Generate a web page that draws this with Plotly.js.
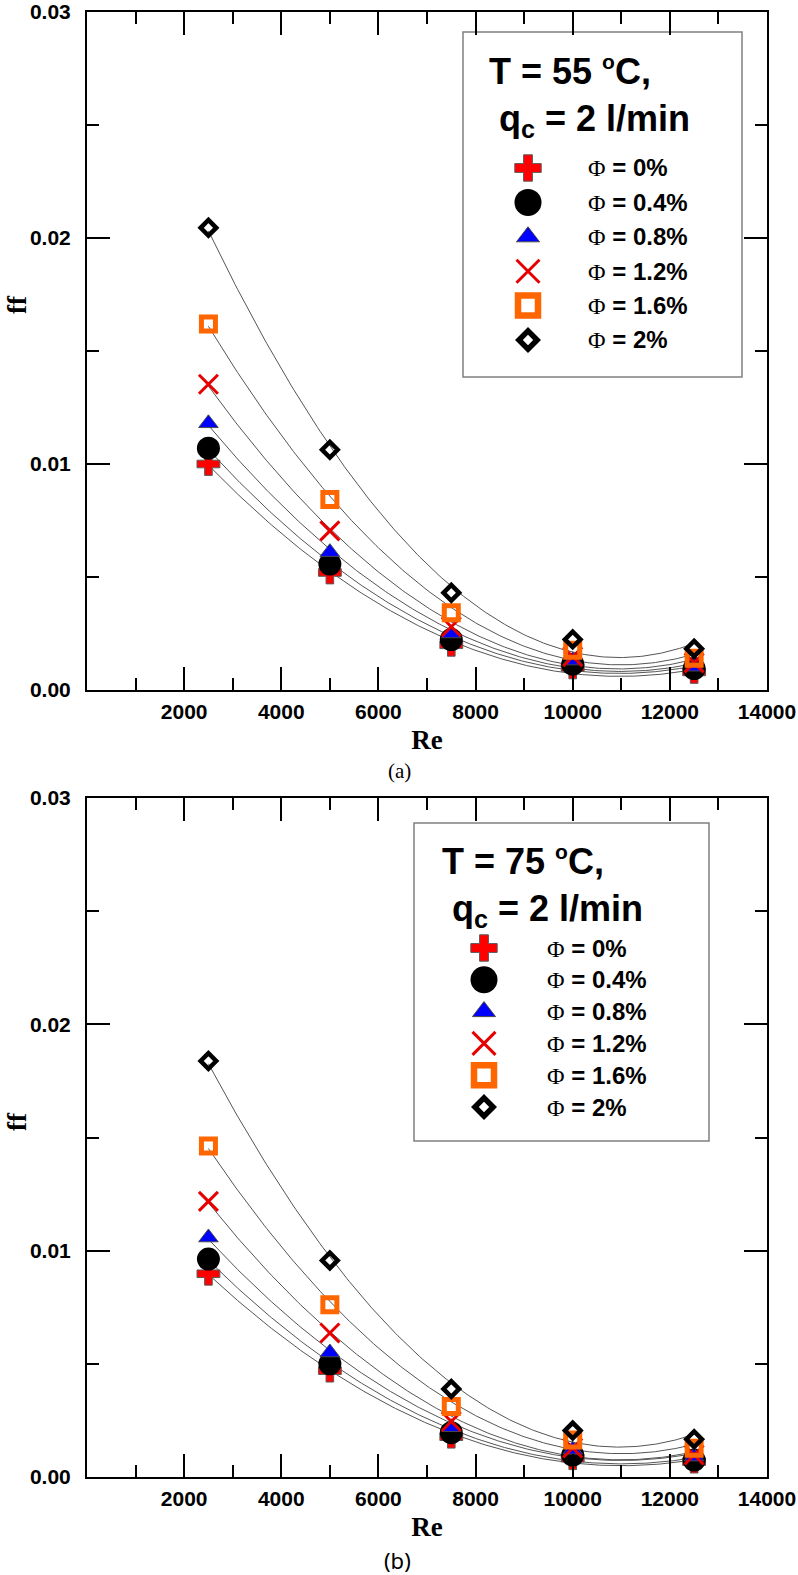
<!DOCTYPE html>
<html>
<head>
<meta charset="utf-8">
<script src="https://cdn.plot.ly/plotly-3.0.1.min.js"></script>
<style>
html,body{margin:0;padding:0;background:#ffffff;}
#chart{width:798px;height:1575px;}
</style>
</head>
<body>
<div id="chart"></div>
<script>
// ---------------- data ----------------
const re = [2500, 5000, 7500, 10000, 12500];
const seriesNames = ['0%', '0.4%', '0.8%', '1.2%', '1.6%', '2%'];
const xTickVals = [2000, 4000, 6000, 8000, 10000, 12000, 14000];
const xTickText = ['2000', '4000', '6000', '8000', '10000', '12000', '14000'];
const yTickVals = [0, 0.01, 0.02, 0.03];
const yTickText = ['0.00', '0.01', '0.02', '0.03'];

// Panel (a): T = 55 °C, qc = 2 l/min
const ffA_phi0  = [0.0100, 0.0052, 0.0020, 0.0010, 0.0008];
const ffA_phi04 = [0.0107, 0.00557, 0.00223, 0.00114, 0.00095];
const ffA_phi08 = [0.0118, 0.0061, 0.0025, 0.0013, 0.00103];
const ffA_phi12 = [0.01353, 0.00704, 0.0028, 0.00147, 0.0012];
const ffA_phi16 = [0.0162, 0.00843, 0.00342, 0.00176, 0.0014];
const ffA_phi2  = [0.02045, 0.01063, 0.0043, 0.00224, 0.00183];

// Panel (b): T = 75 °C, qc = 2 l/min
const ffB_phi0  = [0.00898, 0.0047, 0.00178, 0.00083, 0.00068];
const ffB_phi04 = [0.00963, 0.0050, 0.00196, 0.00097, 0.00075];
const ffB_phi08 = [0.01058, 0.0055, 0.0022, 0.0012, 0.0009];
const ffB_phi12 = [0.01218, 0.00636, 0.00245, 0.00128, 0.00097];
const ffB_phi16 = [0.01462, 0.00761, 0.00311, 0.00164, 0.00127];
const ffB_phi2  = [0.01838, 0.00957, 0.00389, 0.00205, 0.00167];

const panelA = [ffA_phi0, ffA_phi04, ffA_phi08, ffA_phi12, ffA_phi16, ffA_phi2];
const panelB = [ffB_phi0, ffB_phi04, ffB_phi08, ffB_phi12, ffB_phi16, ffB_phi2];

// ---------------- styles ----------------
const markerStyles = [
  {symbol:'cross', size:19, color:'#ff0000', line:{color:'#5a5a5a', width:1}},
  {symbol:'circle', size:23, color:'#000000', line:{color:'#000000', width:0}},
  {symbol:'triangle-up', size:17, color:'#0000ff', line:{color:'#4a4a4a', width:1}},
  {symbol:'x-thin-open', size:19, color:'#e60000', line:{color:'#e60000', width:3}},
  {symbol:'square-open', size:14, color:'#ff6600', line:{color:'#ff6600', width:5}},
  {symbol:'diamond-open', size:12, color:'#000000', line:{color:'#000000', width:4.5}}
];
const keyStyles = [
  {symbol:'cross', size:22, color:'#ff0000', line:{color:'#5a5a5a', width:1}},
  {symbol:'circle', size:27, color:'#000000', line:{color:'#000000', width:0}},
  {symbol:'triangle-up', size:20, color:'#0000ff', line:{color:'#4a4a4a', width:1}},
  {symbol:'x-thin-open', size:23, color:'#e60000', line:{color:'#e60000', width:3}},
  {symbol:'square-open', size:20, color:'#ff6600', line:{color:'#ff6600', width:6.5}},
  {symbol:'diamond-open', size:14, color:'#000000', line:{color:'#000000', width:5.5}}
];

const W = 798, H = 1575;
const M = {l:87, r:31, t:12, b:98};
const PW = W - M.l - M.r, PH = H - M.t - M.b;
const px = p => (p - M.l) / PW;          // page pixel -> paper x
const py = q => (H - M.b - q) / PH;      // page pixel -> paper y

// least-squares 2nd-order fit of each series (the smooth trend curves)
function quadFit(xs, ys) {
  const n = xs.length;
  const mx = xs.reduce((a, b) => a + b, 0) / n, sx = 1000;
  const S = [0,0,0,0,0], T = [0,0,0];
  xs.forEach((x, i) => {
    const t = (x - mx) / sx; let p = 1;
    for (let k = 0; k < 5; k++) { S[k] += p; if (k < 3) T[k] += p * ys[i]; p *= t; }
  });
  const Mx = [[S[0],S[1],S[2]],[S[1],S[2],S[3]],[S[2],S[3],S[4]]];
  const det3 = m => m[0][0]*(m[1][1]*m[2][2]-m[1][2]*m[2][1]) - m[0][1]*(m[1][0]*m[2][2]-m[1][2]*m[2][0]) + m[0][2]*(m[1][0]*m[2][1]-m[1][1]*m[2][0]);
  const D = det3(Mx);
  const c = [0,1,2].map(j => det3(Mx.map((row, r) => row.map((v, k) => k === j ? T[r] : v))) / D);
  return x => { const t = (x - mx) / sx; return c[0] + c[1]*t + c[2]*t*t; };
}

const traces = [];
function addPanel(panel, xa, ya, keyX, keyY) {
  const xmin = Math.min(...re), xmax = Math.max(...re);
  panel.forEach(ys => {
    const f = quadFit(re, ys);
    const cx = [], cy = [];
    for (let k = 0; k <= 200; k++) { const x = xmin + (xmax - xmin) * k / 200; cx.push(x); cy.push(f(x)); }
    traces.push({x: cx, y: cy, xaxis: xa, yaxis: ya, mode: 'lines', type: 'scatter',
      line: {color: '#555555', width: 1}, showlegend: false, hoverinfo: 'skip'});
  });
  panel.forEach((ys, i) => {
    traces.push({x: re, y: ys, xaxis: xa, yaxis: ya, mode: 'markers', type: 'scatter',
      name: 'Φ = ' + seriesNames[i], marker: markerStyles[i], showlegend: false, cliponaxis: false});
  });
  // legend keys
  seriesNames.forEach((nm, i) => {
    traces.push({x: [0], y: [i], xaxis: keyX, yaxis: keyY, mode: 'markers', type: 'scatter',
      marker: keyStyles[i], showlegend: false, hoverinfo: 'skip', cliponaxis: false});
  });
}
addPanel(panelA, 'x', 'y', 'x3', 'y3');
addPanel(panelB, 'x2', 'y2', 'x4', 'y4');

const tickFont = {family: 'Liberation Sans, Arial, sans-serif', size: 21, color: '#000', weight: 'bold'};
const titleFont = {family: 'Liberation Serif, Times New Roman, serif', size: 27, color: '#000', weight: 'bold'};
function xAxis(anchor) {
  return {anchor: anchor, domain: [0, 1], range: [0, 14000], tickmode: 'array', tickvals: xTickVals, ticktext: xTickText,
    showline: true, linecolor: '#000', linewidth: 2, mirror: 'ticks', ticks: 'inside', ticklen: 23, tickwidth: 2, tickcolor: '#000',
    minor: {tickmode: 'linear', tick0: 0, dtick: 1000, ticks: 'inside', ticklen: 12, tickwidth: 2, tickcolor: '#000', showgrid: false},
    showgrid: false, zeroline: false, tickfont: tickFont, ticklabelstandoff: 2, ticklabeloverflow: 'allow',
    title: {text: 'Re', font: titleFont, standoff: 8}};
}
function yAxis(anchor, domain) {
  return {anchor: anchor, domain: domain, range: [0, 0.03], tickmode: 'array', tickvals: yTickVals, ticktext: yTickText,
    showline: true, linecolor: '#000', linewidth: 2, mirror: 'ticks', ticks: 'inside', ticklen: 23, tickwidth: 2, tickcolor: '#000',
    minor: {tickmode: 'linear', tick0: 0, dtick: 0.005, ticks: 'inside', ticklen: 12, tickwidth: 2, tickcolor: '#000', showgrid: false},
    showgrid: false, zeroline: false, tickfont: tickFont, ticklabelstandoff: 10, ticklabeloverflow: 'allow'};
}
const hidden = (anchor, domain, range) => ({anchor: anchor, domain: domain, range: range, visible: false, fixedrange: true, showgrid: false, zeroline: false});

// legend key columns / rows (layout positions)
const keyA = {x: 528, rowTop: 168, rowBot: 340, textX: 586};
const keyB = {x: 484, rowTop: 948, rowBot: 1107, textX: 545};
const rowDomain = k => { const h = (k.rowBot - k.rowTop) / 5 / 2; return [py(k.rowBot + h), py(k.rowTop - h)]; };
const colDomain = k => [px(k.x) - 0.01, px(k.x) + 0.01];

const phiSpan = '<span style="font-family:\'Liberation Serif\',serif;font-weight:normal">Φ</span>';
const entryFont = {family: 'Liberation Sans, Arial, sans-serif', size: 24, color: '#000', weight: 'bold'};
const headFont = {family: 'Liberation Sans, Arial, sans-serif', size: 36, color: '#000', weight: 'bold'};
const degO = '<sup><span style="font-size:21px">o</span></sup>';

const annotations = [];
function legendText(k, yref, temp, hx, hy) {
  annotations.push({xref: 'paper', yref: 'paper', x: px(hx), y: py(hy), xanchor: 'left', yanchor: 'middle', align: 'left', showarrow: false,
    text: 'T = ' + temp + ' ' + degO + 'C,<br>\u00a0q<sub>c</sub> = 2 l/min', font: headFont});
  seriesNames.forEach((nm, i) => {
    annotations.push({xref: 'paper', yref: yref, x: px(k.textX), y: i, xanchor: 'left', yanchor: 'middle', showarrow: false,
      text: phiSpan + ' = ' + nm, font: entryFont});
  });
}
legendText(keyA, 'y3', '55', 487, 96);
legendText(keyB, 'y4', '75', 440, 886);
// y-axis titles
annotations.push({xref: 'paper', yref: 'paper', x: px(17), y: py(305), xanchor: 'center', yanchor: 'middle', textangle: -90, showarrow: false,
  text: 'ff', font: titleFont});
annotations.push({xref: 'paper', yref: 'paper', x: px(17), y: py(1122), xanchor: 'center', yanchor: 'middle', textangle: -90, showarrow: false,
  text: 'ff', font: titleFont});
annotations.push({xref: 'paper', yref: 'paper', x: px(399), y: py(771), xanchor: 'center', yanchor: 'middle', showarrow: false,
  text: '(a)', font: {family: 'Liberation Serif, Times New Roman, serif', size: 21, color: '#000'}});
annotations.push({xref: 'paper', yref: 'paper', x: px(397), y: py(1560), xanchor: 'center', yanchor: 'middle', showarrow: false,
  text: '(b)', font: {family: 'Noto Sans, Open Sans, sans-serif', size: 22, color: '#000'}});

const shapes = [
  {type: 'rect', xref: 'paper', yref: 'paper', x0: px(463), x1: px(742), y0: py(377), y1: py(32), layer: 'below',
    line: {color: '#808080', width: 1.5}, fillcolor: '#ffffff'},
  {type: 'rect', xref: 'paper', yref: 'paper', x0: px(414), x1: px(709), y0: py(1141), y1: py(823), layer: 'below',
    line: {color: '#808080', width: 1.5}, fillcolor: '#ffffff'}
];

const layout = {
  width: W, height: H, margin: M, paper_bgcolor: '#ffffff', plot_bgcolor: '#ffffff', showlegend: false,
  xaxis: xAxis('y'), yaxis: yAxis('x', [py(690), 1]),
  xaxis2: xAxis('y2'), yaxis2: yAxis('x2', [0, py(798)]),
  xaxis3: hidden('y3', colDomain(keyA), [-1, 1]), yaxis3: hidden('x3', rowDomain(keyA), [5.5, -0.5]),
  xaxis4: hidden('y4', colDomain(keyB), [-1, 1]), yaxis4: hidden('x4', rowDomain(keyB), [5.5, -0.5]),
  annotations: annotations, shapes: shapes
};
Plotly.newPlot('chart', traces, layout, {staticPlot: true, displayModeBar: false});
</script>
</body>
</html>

= Prompt =
From the first line above to the line containing "const yTickText = ['0.00', '0.01', '0.02', '0.03'];", repeat each line exactly. Pictures stay out.

= Solution for this task =
Generate a web page that draws this with Plotly.js.
<!DOCTYPE html>
<html>
<head>
<meta charset="utf-8">
<script src="https://cdn.plot.ly/plotly-3.0.1.min.js"></script>
<style>
html,body{margin:0;padding:0;background:#ffffff;}
#chart{width:798px;height:1575px;}
</style>
</head>
<body>
<div id="chart"></div>
<script>
// ---------------- data ----------------
const re = [2500, 5000, 7500, 10000, 12500];
const seriesNames = ['0%', '0.4%', '0.8%', '1.2%', '1.6%', '2%'];
const xTickVals = [2000, 4000, 6000, 8000, 10000, 12000, 14000];
const xTickText = ['2000', '4000', '6000', '8000', '10000', '12000', '14000'];
const yTickVals = [0, 0.01, 0.02, 0.03];
const yTickText = ['0.00', '0.01', '0.02', '0.03'];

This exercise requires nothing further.